Whether this indictment against a proclaimed murderer who had been found in a temple or a public place was brought before ‘the Eleven’ for final judgment, or whether it was referred by them, if the accused denied the charge, to the ordinary Heliastic courts, is a question which we cannot decide. Pollux[93] includes ‘the Eleven’ amongst the Heliastic judges, but Aristotle[94] implies that they could only judge when the accused pleaded guilty. If it sounds strange to say that gaol commissioners might have heard such indictments, it is, we think, not quite so strange as the fact indicated by Philippi,[95] that indictments for impiety were in certain cases heard by judges who had no other judicial qualification save the fact that they had been initiated at the mysteries of Eleusis!
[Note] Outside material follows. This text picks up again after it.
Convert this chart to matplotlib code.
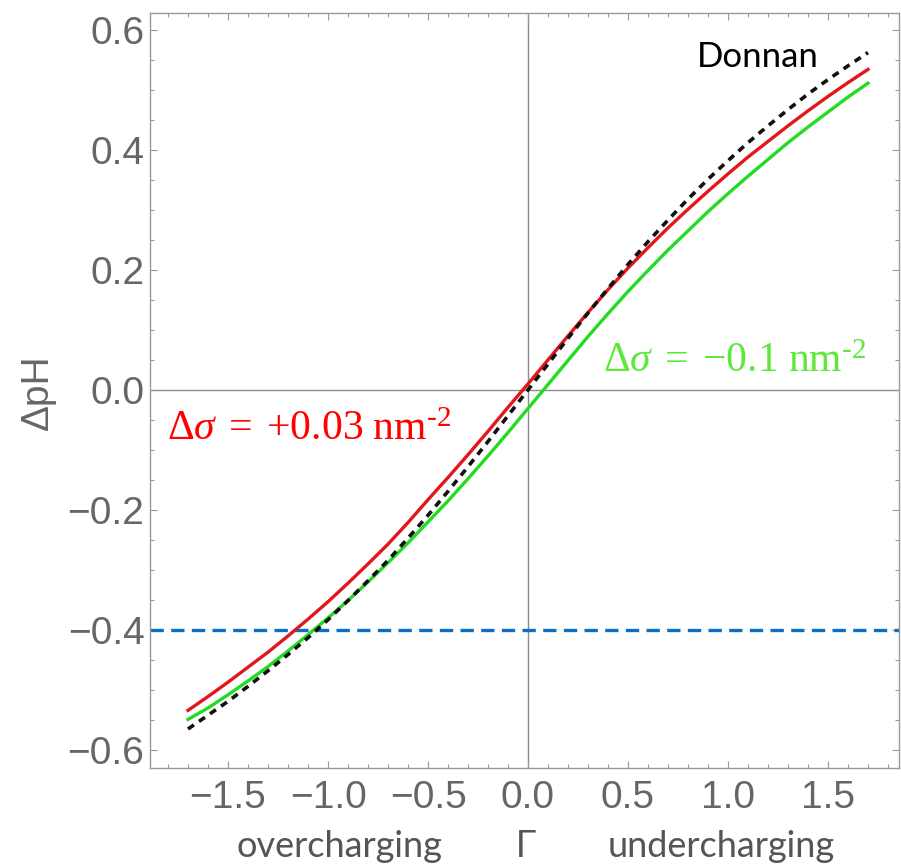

The passage in Andocides,[96] on which Philippi’s statement is based, certainly suggests that there were at Athens special religious or ecclesiastical courts for the trial of offences connected with ritualistic procedure, such as profane conduct or the divulging of religious secrets. The court which is described by Andocides consisted of initiated citizens, and the accusation was concerned with an offence in regard to the Mysteries. Were these citizen courts a democratic development of the Eumolpid Exegetae courts which are referred to by Lysias?[97] Very probably they were, just as the Heliasts were a democratic development of the Ephetae courts. In both cases, however, we must assume that the development did not involve the destruction of the older system of judicature, but merely reformed it by providing an option in the personnel, while retaining the traditional procedure of the court.